Maps and Data

But maps aren’t very helpful if you don’t understand where to find them and how to use them. Read on to learn all about the WINDExchange resource maps. For more information, check out our wind resource maps video tutorial, find detailed descriptions below individual maps and charts, and read about wind resource assessment and characterization. 

At first glance, WINDExchange maps may look like other maps you’ve seen, with geographic boundaries (like state and county lines) and topographic features (such as mountain ranges and lakes). But wind resource maps show an additional feature: the quality of wind resources—or the potential amount of wind available—at a specific distance above the ground.

Searching through hundreds of maps to find the one you’re looking for could feel like battling a strong headwind. Luckily, these maps can be easily filtered by both region and turbine hub height (the distance from the ground to a turbine’s hub, or the point around which a turbine’s blades rotate). 

Produced using a combination of weather data and computer modeling, these maps estimate the average annual wind speeds 30 meters above the ground. They’re useful in determining if a location may be suitable for small wind power projects, which are typically installed at a 15- to 40-meter hub heights in areas with annual average wind speeds around 4 meters per second or greater and can be used for home-based renewable power systems.

This type of map displays the estimated wind power density, which is the average annual power available per square meter of the area swept by a turbine’s blades. Wind power density is an older type of wind resource data that has been replaced by wind speed data to accommodate technology advancements in the wind energy industry. Providing the estimated wind power density at 50 meters above the ground, these maps are suitable for distributed wind energy, which powers nearby users, such as communities looking to lower utilities costs.
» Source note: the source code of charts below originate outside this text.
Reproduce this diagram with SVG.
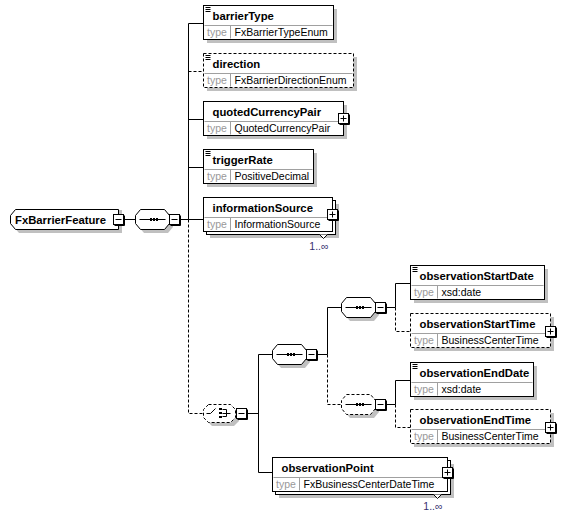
<svg xmlns="http://www.w3.org/2000/svg" xmlns:xlink="http://www.w3.org/1999/xlink" width="565" height="518" viewBox="0 0 565 518">
<defs>
<style>
.bx{fill:#fff;stroke:#000;stroke-width:1}
.dsh{stroke-dasharray:3,2}
.sh{fill:#c0c0c0;stroke:none}
.sep{stroke:#a0a0a0;stroke-width:1;fill:none}
.ln{stroke:#000;stroke-width:1;fill:none}
.nm{font-family:"Liberation Sans",Arial,sans-serif;font-weight:bold;font-size:11.3px;fill:#000}
.tl{font-family:"Liberation Sans",Arial,sans-serif;font-size:10.5px;fill:#999}
.tv{font-family:"Liberation Sans",Arial,sans-serif;font-size:10.5px;fill:#000}
.oc{font-family:"Liberation Sans",Arial,sans-serif;font-size:10.5px;fill:#34306e}
</style>
<g id="mn"><path class="ln" d="M11,1V11H1"/><rect class="bx" x="0" y="0" width="10" height="10"/><path class="ln" d="M2,5H8"/></g>
<g id="pl"><path class="ln" d="M11,1V11H1"/><rect class="bx" x="0" y="0" width="10" height="10"/><path class="ln" d="M2,5H8M5,2V8"/></g>
<path id="ic" class="ln" d="M2,2H7M2,4H7M2,6H7"/>
<path id="sq" d="M5,-10H29L34,-4V4L29,10H5L0,4V-4Z"/>
<path id="ch" d="M5,-9H27L32,-4V4L27,9H5L0,4V-4Z"/>
<g id="dots"><path class="ln" d="M4,0H30"/><rect x="14.5" y="-1.5" width="2" height="3" fill="#000"/><rect x="17.5" y="-1.5" width="2" height="3" fill="#000"/><rect x="20.5" y="-1.5" width="2" height="3" fill="#000"/></g>
</defs>

<g id="connectors" class="ln">
<path d="M123.5,219.5H135.5"/>
<path d="M179.5,219.5H188.5"/>
<path d="M188.5,23.5V219.5"/>
<path class="dsh" d="M188.5,219.5V413.5H203.5"/>
<path d="M188.5,23.5H203.5"/>
<path class="dsh" d="M188.5,71.5H203.5"/>
<path d="M188.5,119.5H203.5"/>
<path d="M188.5,167.5H203.5"/>
<path d="M188.5,219.5H203.5"/>
<path d="M246.5,413.5H258.5"/>
<path d="M258.5,354.5V472.5"/>
<path d="M258.5,354.5H272.5"/>
<path d="M258.5,472.5H272.5"/>
<path d="M316.5,354.5H327.5"/>
<path d="M327.5,307.5V354.5"/>
<path class="dsh" d="M327.5,354.5V404.5H341.5"/>
<path d="M327.5,307.5H341.5"/>
<path d="M385.5,307.5H395.5"/>
<path d="M395.5,283.5V307.5"/>
<path class="dsh" d="M395.5,307.5V331.5H410.5"/>
<path d="M395.5,283.5H410.5"/>
<path d="M385.5,404.5H395.5"/>
<path d="M395.5,380.5V404.5"/>
<path class="dsh" d="M395.5,404.5V427.5H410.5"/>
<path d="M395.5,380.5H410.5"/>
</g>

<g id="FxBarrierFeature">
<path class="sh" d="M14,216L19,210H122V233H19L14,227Z"/>
<path class="bx" d="M10.5,215.5L15.5,209.5H118.5V229.5H15.5L10.5,223.5Z"/>
<text class="nm" x="15" y="223.5">FxBarrierFeature</text>
<use xlink:href="#mn" href="#mn" transform="translate(113.5,214.5)"/>
</g>

<g id="seq_main" transform="translate(135.5,219.5)">
<use xlink:href="#sq" href="#sq" class="sh" transform="translate(3.5,3.5)"/>
<use xlink:href="#sq" href="#sq" class="bx"/>
<use xlink:href="#dots" href="#dots"/>
<use xlink:href="#mn" href="#mn" x="34" y="-5"/>
</g>

<g id="barrierType" transform="translate(203.5,5.5)">
<rect class="sh" x="3.5" y="3.5" width="130" height="34"/>
<rect class="bx" width="130" height="34"/>
<path class="sep" d="M1,20H129M27,20V33"/>
<use xlink:href="#ic" href="#ic"/>
<text class="nm" x="9" y="14.5">barrierType</text>
<text class="tl" x="3.5" y="30.5">type</text>
<text class="tv" x="31" y="30.5">FxBarrierTypeEnum</text>
</g>

<g id="direction" transform="translate(203.5,53.5)">
<rect class="sh" x="3.5" y="3.5" width="150" height="34"/>
<rect class="bx dsh" width="150" height="34"/>
<path class="sep" d="M1,20H149M27,20V33"/>
<use xlink:href="#ic" href="#ic"/>
<text class="nm" x="9" y="14.5">direction</text>
<text class="tl" x="3.5" y="30.5">type</text>
<text class="tv" x="31" y="30.5">FxBarrierDirectionEnum</text>
</g>

<g id="quotedCurrencyPair" transform="translate(203.5,101.5)">
<rect class="sh" x="3.5" y="3.5" width="140" height="34"/>
<rect class="bx" width="140" height="34"/>
<path class="sep" d="M1,20H139M27,20V33"/>
<text class="nm" x="9" y="14.5">quotedCurrencyPair</text>
<text class="tl" x="3.5" y="30.5">type</text>
<text class="tv" x="31" y="30.5">QuotedCurrencyPair</text>
<use xlink:href="#pl" href="#pl" x="135" y="12"/>
</g>

<g id="triggerRate" transform="translate(203.5,149.5)">
<rect class="sh" x="3.5" y="3.5" width="110" height="34"/>
<rect class="bx" width="110" height="34"/>
<path class="sep" d="M1,20H109M27,20V33"/>
<use xlink:href="#ic" href="#ic"/>
<text class="nm" x="9" y="14.5">triggerRate</text>
<text class="tl" x="3.5" y="30.5">type</text>
<text class="tv" x="31" y="30.5">PositiveDecimal</text>
</g>

<g id="informationSource" transform="translate(203.5,197.5)">
<rect class="sh" x="6.5" y="6.5" width="129" height="34"/>
<rect class="bx" x="3" y="3" width="129" height="34"/>
<rect class="bx" width="129" height="34"/>
<path class="sep" d="M1,20H128M27,20V33"/>
<text class="nm" x="9" y="14.5">informationSource</text>
<text class="tl" x="3.5" y="30.5">type</text>
<text class="tv" x="31" y="30.5">InformationSource</text>
<use xlink:href="#pl" href="#pl" x="124" y="12"/>
<path class="bx" d="M116,37L120,41L124,37"/>
<text class="oc" x="125" y="52" text-anchor="end">1..∞</text>
</g>

<g id="choice" transform="translate(203.5,413.5)">
<use xlink:href="#ch" href="#ch" class="sh" transform="translate(3.5,3.5)"/>
<use xlink:href="#ch" href="#ch" class="bx dsh"/>
<path class="ln" d="M3,0H7L12,-5"/>
<rect x="15.5" y="-5.5" width="3" height="2" fill="#000"/>
<rect x="15.5" y="-1.5" width="3" height="2" fill="#000"/>
<rect x="15.5" y="2.5" width="3" height="2" fill="#000"/>
<path class="ln" d="M19,-4H23V3H19M19,0H27"/>
<use xlink:href="#mn" href="#mn" x="33" y="-5"/>
</g>

<g id="seq_1" transform="translate(272.5,354.5)">
<use xlink:href="#sq" href="#sq" class="sh" transform="translate(3.5,3.5)"/>
<use xlink:href="#sq" href="#sq" class="bx"/>
<use xlink:href="#dots" href="#dots"/>
<use xlink:href="#mn" href="#mn" x="34" y="-5"/>
</g>

<g id="seq_2" transform="translate(341.5,307.5)">
<use xlink:href="#sq" href="#sq" class="sh" transform="translate(3.5,3.5)"/>
<use xlink:href="#sq" href="#sq" class="bx"/>
<use xlink:href="#dots" href="#dots"/>
<use xlink:href="#mn" href="#mn" x="34" y="-5"/>
</g>

<g id="seq_3" transform="translate(341.5,404.5)">
<use xlink:href="#sq" href="#sq" class="sh" transform="translate(3.5,3.5)"/>
<use xlink:href="#sq" href="#sq" class="bx dsh"/>
<use xlink:href="#dots" href="#dots"/>
<use xlink:href="#mn" href="#mn" x="34" y="-5"/>
</g>

<g id="observationStartDate" transform="translate(410.5,265.5)">
<rect class="sh" x="3.5" y="3.5" width="134" height="34"/>
<rect class="bx" width="134" height="34"/>
<path class="sep" d="M1,20H133M27,20V33"/>
<use xlink:href="#ic" href="#ic"/>
<text class="nm" x="9" y="14.5">observationStartDate</text>
<text class="tl" x="3.5" y="30.5">type</text>
<text class="tv" x="31" y="30.5">xsd:date</text>
</g>

<g id="observationStartTime" transform="translate(410.5,313.5)">
<rect class="sh" x="3.5" y="3.5" width="140" height="34"/>
<rect class="bx dsh" width="140" height="34"/>
<path class="sep" d="M1,20H139M27,20V33"/>
<text class="nm" x="9" y="14.5">observationStartTime</text>
<text class="tl" x="3.5" y="30.5">type</text>
<text class="tv" x="31" y="30.5">BusinessCenterTime</text>
<use xlink:href="#pl" href="#pl" x="135" y="13"/>
</g>

<g id="observationEndDate" transform="translate(410.5,362.5)">
<rect class="sh" x="3.5" y="3.5" width="123" height="34"/>
<rect class="bx" width="123" height="34"/>
<path class="sep" d="M1,20H122M27,20V33"/>
<use xlink:href="#ic" href="#ic"/>
<text class="nm" x="9" y="14.5">observationEndDate</text>
<text class="tl" x="3.5" y="30.5">type</text>
<text class="tv" x="31" y="30.5">xsd:date</text>
</g>

<g id="observationEndTime" transform="translate(410.5,409.5)">
<rect class="sh" x="3.5" y="3.5" width="140" height="34"/>
<rect class="bx dsh" width="140" height="34"/>
<path class="sep" d="M1,20H139M27,20V33"/>
<text class="nm" x="9" y="14.5">observationEndTime</text>
<text class="tl" x="3.5" y="30.5">type</text>
<text class="tv" x="31" y="30.5">BusinessCenterTime</text>
<use xlink:href="#pl" href="#pl" x="135" y="13"/>
</g>

<g id="observationPoint" transform="translate(272.5,457.5)">
<rect class="sh" x="6.5" y="6.5" width="175" height="34"/>
<rect class="bx" x="3" y="3" width="175" height="34"/>
<rect class="bx" width="175" height="34"/>
<path class="sep" d="M1,20H174M27,20V33"/>
<text class="nm" x="9" y="14.5">observationPoint</text>
<text class="tl" x="3.5" y="30.5">type</text>
<text class="tv" x="31" y="30.5">FxBusinessCenterDateTime</text>
<use xlink:href="#pl" href="#pl" x="170" y="10"/>
<path class="bx" d="M161,37L165,41L169,37"/>
<text class="oc" x="170" y="52" text-anchor="end">1..∞</text>
</g>
</svg>
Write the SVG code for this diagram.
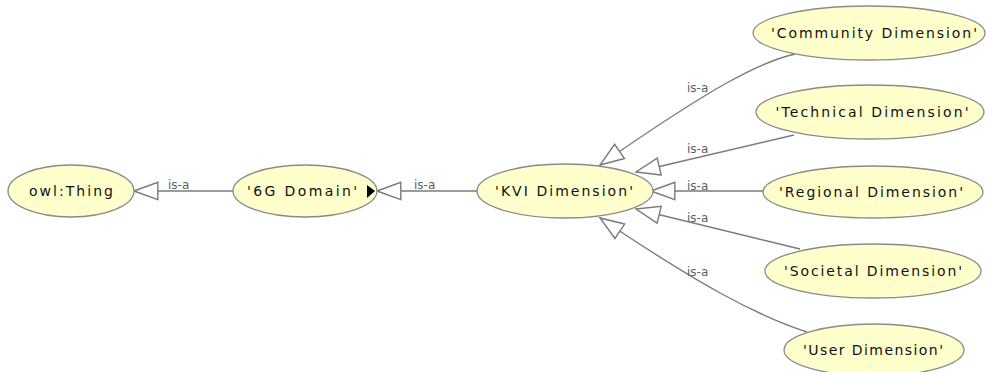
<svg xmlns="http://www.w3.org/2000/svg" width="986" height="372" viewBox="0 0 986 372">
  <style>
    .node ellipse { fill: #ffffcc; stroke: #8a8a8a; stroke-width: 1.3; }
    .node text { font-family: "DejaVu Sans", "Liberation Sans", sans-serif; font-size: 14px; fill: #111111; text-anchor: middle; }
    .edge { fill: none; stroke: #7a7a7a; stroke-width: 1.4; marker-end: url(#hollow); }
    .lbl { font-family: "DejaVu Sans", "Liberation Sans", sans-serif; font-size: 12px; fill: #5e5e5e; }
  </style>
  <defs>
    <marker id="hollow" markerUnits="userSpaceOnUse" markerWidth="26" markerHeight="20" viewBox="-1 -1 24 18" refX="22" refY="8" orient="auto">
      <path d="M0,0 L22,8 L0,16 Z" fill="#ffffff" stroke="#7a7a7a" stroke-width="1.3"/>
    </marker>
  </defs>
  <rect width="986" height="372" fill="#ffffff"/>

  <g id="connectors">
    <path class="edge" d="M233,191 L134,191"/>
    <path class="edge" d="M477,191 L377,191"/>
    <path class="edge" d="M795,54 C760,62 715,85 600,165"/>
    <path class="edge" d="M794,135 L636,172"/>
    <path class="edge" d="M763,191 L651,191"/>
    <path class="edge" d="M800,249 L636,209"/>
    <path class="edge" d="M807,332 C755,315 700,285 600,218"/>
    <text class="lbl" x="168" y="189">is-a</text>
    <text class="lbl" x="414" y="189">is-a</text>
    <text class="lbl" x="687" y="92">is-a</text>
    <text class="lbl" x="687" y="153">is-a</text>
    <text class="lbl" x="687" y="190">is-a</text>
    <text class="lbl" x="687" y="222">is-a</text>
    <text class="lbl" x="687" y="276">is-a</text>
  </g>

  <g id="owl-thing" class="node">
    <ellipse cx="71" cy="191" rx="63" ry="26"/>
    <text x="71" y="196" textLength="84" lengthAdjust="spacing">owl:Thing</text>
  </g>
  <g id="domain-6g" class="node">
    <ellipse cx="305" cy="191" rx="72" ry="26"/>
    <text x="302" y="196" textLength="110" lengthAdjust="spacing">'6G Domain'</text>
    <polygon points="367,185 375,191 367,198" fill="#000000"/>
  </g>
  <g id="kvi-dimension" class="node">
    <ellipse cx="565" cy="191" rx="88" ry="27"/>
    <text x="564" y="196" textLength="138" lengthAdjust="spacing">'KVI Dimension'</text>
  </g>
  <g id="community-dimension" class="node">
    <ellipse cx="869" cy="33" rx="116" ry="27"/>
    <text x="874" y="38" textLength="206" lengthAdjust="spacing">'Community Dimension'</text>
  </g>
  <g id="technical-dimension" class="node">
    <ellipse cx="870" cy="112" rx="114" ry="27"/>
    <text x="872" y="117" textLength="193" lengthAdjust="spacing">'Technical Dimension'</text>
  </g>
  <g id="regional-dimension" class="node">
    <ellipse cx="873" cy="192" rx="110" ry="26"/>
    <text x="871" y="197" textLength="184" lengthAdjust="spacing">'Regional Dimension'</text>
  </g>
  <g id="societal-dimension" class="node">
    <ellipse cx="873" cy="271" rx="108" ry="27"/>
    <text x="873" y="276" textLength="178" lengthAdjust="spacing">'Societal Dimension'</text>
  </g>
  <g id="user-dimension" class="node">
    <ellipse cx="874" cy="350" rx="90" ry="26"/>
    <text x="873" y="355" textLength="140" lengthAdjust="spacing">'User Dimension'</text>
  </g>
</svg>
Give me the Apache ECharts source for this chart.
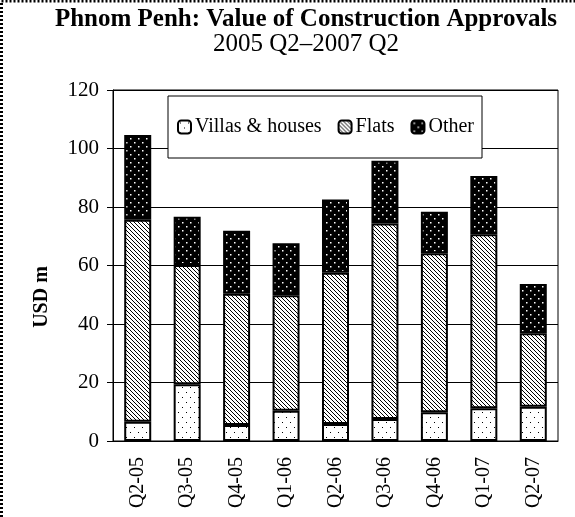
<!DOCTYPE html>
<html>
<head>
<meta charset="utf-8">
<title>Phnom Penh: Value of Construction Approvals</title>
<script src="https://cdn.jsdelivr.net/npm/echarts@6/dist/echarts.min.js"></script>
<style>
  html, body { margin: 0; padding: 0; background: #fff; }
  #main { width: 575px; height: 517px; }
</style>
</head>
<body>
<div id="main"></div>
<script>
  // quarters on the x axis
  var quarters = ['Q2-05', 'Q3-05', 'Q4-05', 'Q1-06', 'Q2-06', 'Q3-06', 'Q4-06', 'Q1-07', 'Q2-07']
  // USD m
  var villas = [6.6, 19.4, 5.5, 10.3, 5.8, 7.5, 9.8, 11.2, 11.7]
  var flats = [69.0, 40.8, 44.8, 39.5, 51.7, 66.9, 54.4, 59.5, 25.1]
  var other = [29.0, 16.5, 21.6, 17.8, 25.1, 21.4, 14.2, 19.9, 16.9]
  var yTicks = [0, 20, 40, 60, 80, 100, 120]

  var serif = 'Liberation Serif'

  // small canvas tiles used as bar fills
  function tile(w, h, bg, draw) {
    var c = document.createElement('canvas')
    c.width = w
    c.height = h
    var ctx = c.getContext('2d')
    ctx.fillStyle = bg
    ctx.fillRect(0, 0, w, h)
    draw(ctx)
    return { image: c, repeat: 'repeat' }
  }

  var dotsLight = tile(8, 10, '#fff', function (ctx) {
    ctx.fillStyle = '#000'
    ctx.fillRect(2, 2, 1, 1)
    ctx.fillRect(6, 7, 1, 1)
  })
  var stripes = tile(4, 4, '#fff', function (ctx) {
    ctx.strokeStyle = '#000'
    ctx.lineWidth = 1
    ctx.beginPath()
    ctx.moveTo(-1, -1); ctx.lineTo(5, 5)
    ctx.moveTo(-5, -1); ctx.lineTo(1, 5)
    ctx.moveTo(3, -1); ctx.lineTo(9, 5)
    ctx.stroke()
  })
  var dotsDark = tile(8, 8, '#000', function (ctx) {
    ctx.fillStyle = '#fff'
    ctx.fillRect(2, 2, 1.5, 1.5)
    ctx.fillRect(6, 6, 1.5, 1.5)
  })

  function barSeries(name, data, fill) {
    return {
      name: name,
      type: 'bar',
      stack: 'total',
      barWidth: 27,
      data: data,
      animation: false,
      itemStyle: {
        color: fill,
        borderColor: '#000',
        borderWidth: 2
      }
    }
  }

  var chart = echarts.init(document.getElementById('main'))
  chart.setOption({
    backgroundColor: '#fff',
    title: {
      text: 'Phnom Penh: Value of Construction Approvals',
      subtext: '2005 Q2\u20132007 Q2',
      left: 301,
      top: 2,
      textAlign: 'center',
      itemGap: 0,
      textStyle: { fontFamily: serif, fontWeight: 'bold', fontSize: 25, color: '#000' },
      subtextStyle: { fontFamily: serif, fontSize: 25, color: '#000' }
    },
    legend: {
      left: 168,
      top: 96,
      padding: [21, 8, 21, 9],
      itemWidth: 13,
      itemHeight: 13,
      itemGap: 16,
      backgroundColor: '#fff',
      borderColor: '#000',
      borderWidth: 1,
      textStyle: { fontFamily: serif, fontSize: 20, color: '#000', padding: [0, 0, 0, -1] },
      data: ['Villas & houses', 'Flats', 'Other']
    },
    grid: {
      left: 113,
      right: 17,
      top: 90,
      bottom: 76,
      show: true,
      borderColor: '#000',
      borderWidth: 1
    },
    xAxis: {
      type: 'category',
      data: quarters,
      axisLine: { lineStyle: { color: '#000', width: 1 } },
      axisTick: { length: 6, lineStyle: { color: '#000' } },
      axisLabel: {
        rotate: 90,
        margin: 16,
        fontFamily: serif,
        fontSize: 20,
        color: '#000'
      }
    },
    yAxis: {
      type: 'value',
      min: yTicks[0],
      max: yTicks[yTicks.length - 1],
      interval: 20,
      axisLine: { show: true, lineStyle: { color: '#000', width: 1 } },
      axisTick: { show: true, length: 6, lineStyle: { color: '#000' } },
      axisLabel: { margin: 14, fontFamily: serif, fontSize: 21, color: '#000' },
      splitLine: { lineStyle: { color: '#000', width: 1 } }
    },
    graphic: [
      {
        // dotted frame round the picture
        type: 'rect',
        shape: { x: 1.5, y: 1, width: 600, height: 540 },
        style: { fill: null, stroke: '#000', lineWidth: 3, lineDash: [2, 2] },
        silent: true
      },
      {
        type: 'text',
        x: 42,
        y: 297,
        rotation: Math.PI / 2,
        style: {
          text: 'USD m',
          fontFamily: serif,
          fontWeight: 'bold',
          fontSize: 20,
          fill: '#000',
          align: 'center',
          verticalAlign: 'middle'
        }
      }
    ],
    series: [
      barSeries('Villas & houses', villas, dotsLight),
      barSeries('Flats', flats, stripes),
      barSeries('Other', other, dotsDark)
    ]
  })
</script>
</body>
</html>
Displaying the average annual wind speeds 80 meters above the ground, these maps provide useful data for utility-scale wind energy development. The average wind turbine hub height is growing, so turbines with 80-meter hub heights are among the smallest utility-scale, land-based turbines today. At 80-meter heights, areas with annual average wind speeds around 6.5 meters per second or greater are generally considered to have a resource suitable for wind energy plant development.

In addition to providing the estimated average annual wind speed 90 and 100 meters above the ocean surface, the WINDExchange offshore wind resource maps also display varying water depths. Because the depth of water impacts the type of wind turbine structure required (fixed-bottom or floating turbines), this information is important for offshore wind development planning.

As of January 2023, the WINDExchange database features maps displaying wind speeds at 100 meters above the ground for all 50 U.S. states. Researchers at the U.S. Department of Energy’s National Renewable Energy Laboratory developed these maps using the Wind Integration National Dataset Toolkit. Using three different sources of data and turbine power calculated for more than 126,000 sites in the United States, the toolkit provides powerful information for the next generation of wind energy development.

The maps in this category, along with the 140-meter potential maps, show land areas meeting a minimum “gross capacity factor.” This represents the total amount of wind energy actually produced versus the total amount of wind energy that could theoretically be produced in a region based on wind speed data and turbine specifications.

These maps display land areas with a gross capacity factor of at least 35%, which was the average capacity factor for wind energy in the United States in 2021. Calculations for the 110-meter potential wind capacity maps were performed using a 2014 industry-standard wind turbine installed on a 110-meter tower, which represents plausible wind resource potential with then-current wind turbine technology.

The maps in this category again display land areas with a gross capacity factor of 35% and higher; however, calculations for the 140-meter potential wind capacity maps were performed using a 2014 industry-standard wind turbine installed on a 140-meter tower. This represents wind resource potential that would likely be accessible with then-future wind turbine technology.